Nourrir sa population, jeune et principalement urbaine est un défi pour l’Afrique d’aujourd’hui et de demain. Du fait d’infrastructures déficientes, l’agriculture péri-urbaine semble être une solution adéquate pour répondre à la demande en produits frais, de qualités et à prix abordable. Parmi tous les acteurs du marché, Save Our Agriculture sort du lot en alliant productivité, respect de l’environnement et maîtrise des coûts de production.

 

Save Our Agriculture est l’histoire d’un retour aux sources. Celle de Flavien Kouatcha, qui, après des études d’ingénierie et une reconversion dans le marketing a décidé de revenir à l’activité de sa famille : l’agriculture. Issu de cette génération de millénial (définition), Flavien Kouatcha a toujours été porté par l’envie de créer, développer et au delà : d’avoir un impact.

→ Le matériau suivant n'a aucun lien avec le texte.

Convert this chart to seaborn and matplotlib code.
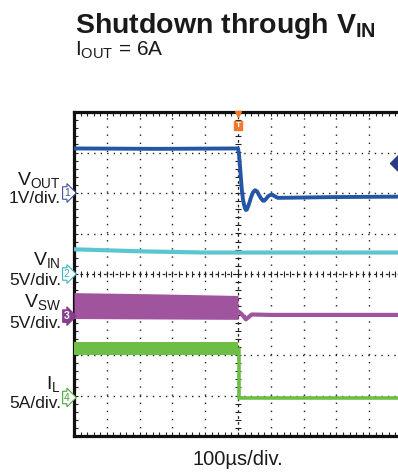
import numpy as np
import pandas as pd
import matplotlib
matplotlib.use("Agg")
import matplotlib.pyplot as plt
import matplotlib.transforms as mtransforms
import seaborn as sns

# ---------------- data (time and amplitude in scope divisions) ----------------
vout_t = [-5.0, -2.5, 0.0, 0.03, 0.06, 0.09, 0.12, 0.15, 0.18, 0.21, 0.24, 0.27, 0.30, 0.34, 0.40,
          0.46, 0.52, 0.58, 0.64, 0.70, 0.76, 0.80, 0.85, 0.92, 0.98, 1.04, 1.10, 1.16, 1.22, 3.0, 5.0]
vout_v = [3.10, 3.09, 3.10, 2.95, 2.67, 2.35, 2.05, 1.85, 1.73, 1.63, 1.58, 1.59, 1.65, 1.74, 1.90,
          2.02, 2.07, 2.04, 1.95, 1.87, 1.81, 1.81, 1.85, 1.92, 1.95, 1.96, 1.93, 1.90, 1.88, 1.90, 1.91]

vin_t = [-5.0, -3.0, -1.0, 5.0]
vin_v = [0.61, 0.56, 0.53, 0.53]

vsw_band_t = [-5.0, -2.5, 0.0]
vsw_top = [-0.46, -0.49, -0.53]
vsw_bot = [-1.10, -1.11, -1.12]
vsw_after_t = [0.0, 0.10, 0.24, 0.42, 1.0, 5.0]
vsw_after_v = [-0.92, -0.98, -1.12, -1.00, -1.01, -1.01]

il_band_t = [-5.0, 0.0]
il_top = [-1.69, -1.69]
il_bot = [-1.99, -1.99]
il_after_t = [0.03, 0.03, 5.0]
il_after_v = [-1.84, -3.07, -3.07]

ch_levels = [2.0, 0.0, -1.04, -3.05]
ch_names = ["1", "2", "3", "4"]
ch_colors = ["#3f4fa0", "#3bb5c0", "#8a3d8c", "#4aa83a"]
ch_filled = [False, False, True, False]

ref_marker_level = 2.74

# ---------------- styling ----------------
sns.set_theme(style="white")
plt.rcParams["font.family"] = ["Liberation Sans", "DejaVu Sans"]
plt.rcParams["mathtext.fontset"] = "custom"
plt.rcParams["mathtext.rm"] = "Liberation Sans"
plt.rcParams["mathtext.it"] = "Liberation Sans:italic"
plt.rcParams["mathtext.bf"] = "Liberation Sans:bold"

C_VOUT = "#2456a6"
C_VIN = "#5cc6d0"
C_VSW = "#a0549e"
C_IL = "#6cbf44"
C_TRIG = "#f07a2c"

W, H = 398, 473
fig = plt.figure(figsize=(W / 100, H / 100), dpi=100)
fig.patch.set_facecolor("white")

left_px, right_px, top_px, bot_px = 74, 402, 112, 436
ax = fig.add_axes([left_px / W, 1 - bot_px / H, (right_px - left_px) / W, (bot_px - top_px) / H])
ax.set_xlim(-5, 5)
ax.set_ylim(-4, 4)
ax.set_facecolor("white")

# grid
ax.set_xticks(np.arange(-5, 6, 1))
ax.set_yticks(np.arange(-4, 5, 1))
ax.set_xticks(np.arange(-5, 5.01, 0.2), minor=True)
ax.set_yticks(np.arange(-4, 4.01, 0.2), minor=True)
ax.set_xticklabels([])
ax.set_yticklabels([])
ax.grid(False)
for xv in np.arange(-4, 5, 1):
    if xv != 0:
        ax.axvline(xv, color="#222222", lw=1.0, ls=(0, (1, 4.85)), zorder=1)
for yv in np.arange(-3, 4, 1):
    if yv != 0:
        ax.axhline(yv, color="#222222", lw=1.0, ls=(0, (1, 3.7)), zorder=1)
# centre lines with crossing ticks
ax.axhline(0, color="#222222", lw=0.9, ls=(0, (2.2, 2.5)), zorder=1)
ax.axvline(0, color="#222222", lw=0.9, ls=(0, (2.2, 2.5)), zorder=1)
mx = np.arange(-5, 5.01, 0.2)
my = np.arange(-4, 4.01, 0.2)
ax.plot(mx, np.zeros_like(mx), ls="", marker="|", ms=4, mew=0.8, color="#222222", zorder=1)
ax.plot(np.zeros_like(my), my, ls="", marker="_", ms=4, mew=0.8, color="#222222", zorder=1)

ax.tick_params(which="both", direction="in", length=3, width=0.8, color="#222222",
               top=True, bottom=True, left=True, right=False)
for s in ["left", "top", "bottom"]:
    ax.spines[s].set_linewidth(2.3)
    ax.spines[s].set_color("#111111")
ax.spines["right"].set_visible(False)

# ---------------- traces ----------------
sns.lineplot(x=vin_t, y=vin_v, ax=ax, color=C_VIN, lw=3.0, estimator=None, sort=False, zorder=3)
sns.lineplot(x=vout_t, y=vout_v, ax=ax, color=C_VOUT, lw=2.8, estimator=None, sort=False, zorder=4)

ax.fill_between(vsw_band_t, vsw_bot, vsw_top, color=C_VSW, lw=0, zorder=3)
sns.lineplot(x=vsw_after_t, y=vsw_after_v, ax=ax, color=C_VSW, lw=3.0, estimator=None, sort=False, zorder=3)

ax.fill_between(il_band_t, il_bot, il_top, color=C_IL, lw=0, zorder=3)
sns.lineplot(x=il_after_t, y=il_after_v, ax=ax, color=C_IL, lw=2.6, estimator=None, sort=False, zorder=3)

# reference marker at right edge
ax.plot([4.88], [ref_marker_level], marker="D", ms=8, color="#2d3c80", clip_on=False, zorder=6)

# trigger marker
ax.plot([0], [3.95], marker="v", ms=5, color=C_TRIG, clip_on=False, zorder=6)
ax.text(0, 3.67, "T", ha="center", va="center", fontsize=6, color="white", fontweight="bold",
        bbox=dict(boxstyle="square,pad=0.12", fc=C_TRIG, ec=C_TRIG), zorder=6, clip_on=False)

# channel markers
trans = mtransforms.blended_transform_factory(ax.transAxes, ax.transData)
for lvl, nm, col, filled in zip(ch_levels, ch_names, ch_colors, ch_filled):
    ax.text(-0.022, lvl, nm, transform=trans, ha="center", va="center", fontsize=7.5,
            color="white" if filled else col, fontweight="bold" if filled else "normal",
            bbox=dict(boxstyle="rarrow,pad=0.12", fc=col if filled else "white", ec=col, lw=0.8),
            clip_on=False, zorder=6)

# ---------------- texts ----------------
def ftext(xp, yp, s, **kw):
    fig.text(xp / W, 1 - yp / H, s, **kw)

ftext(75, 33, r"Shutdown through $\mathbf{V_{IN}}$", fontsize=20.5, fontweight="bold",
      va="baseline", ha="left", color="#1a1a1a")
ftext(75, 56, r"$\mathrm{I_{OUT}}$ = 6A", fontsize=15, va="baseline", ha="left", color="#1a1a1a")

sub_kw = dict(fontsize=14, va="baseline", ha="right", color="#1a1a1a")
lab_kw = dict(fontsize=12.5, va="baseline", ha="right", color="#1a1a1a")
ftext(61, 185, r"$\mathrm{V_{OUT}}$", **sub_kw)
ftext(61, 203, "1V/div.", **lab_kw)
ftext(61, 265, r"$\mathrm{V_{IN}}$", **sub_kw)
ftext(61, 285, "5V/div.", **lab_kw)
ftext(61, 307, r"$\mathrm{V_{SW}}$", **sub_kw)
ftext(61, 328, "5V/div.", **lab_kw)
ftext(61, 389, r"$\mathrm{I_{L}}$", **sub_kw)
ftext(61, 408, "5A/div.", **lab_kw)

ftext(238, 465, "100µs/div.", fontsize=14.5, va="baseline", ha="center", color="#1a1a1a")

fig.savefig("out.png", dpi=100, facecolor="white")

Après une première expérience en tant que cadre exécutant dans une multinationale, puis en charge du business développement et ayant appris les méthodes du marketing, il décide de voler de ses propres ailes. Il se lance dans l’agriculture dans son village ancestral à l’ouest du Cameroun et il se heurte au plus grand mal des pays africains : l’état désastreux des infrastructures routières. De ce fait, l’entreprise doit faire face à deux problématiques majeures : Les coûts de transport élevés dû à l’état des routes et la gestion des délais d’acheminement de sa marchandise, périssable.

 

 « Plus de 40% des aliments au Cameroun pourrissent encore dans les villages parce que les agriculteurs n’ont pas les moyens suffisants pour les transporter et les vendre dans les grandes villes. »

Flavien Kouatcha

 

A l’issue de cet échec, Flavien Kouatcha chercha un nouveau modèle agricole, permettant de produire plus proche des consommateurs. Après des recherches sur l’aquaponie, il commença la mise au point d’un produit, permettant de produire chez soi (ou à proximité) des légumes et des poissons selon le système symbiotique issue de l’alliance entre pisciculture et l’hydroponie.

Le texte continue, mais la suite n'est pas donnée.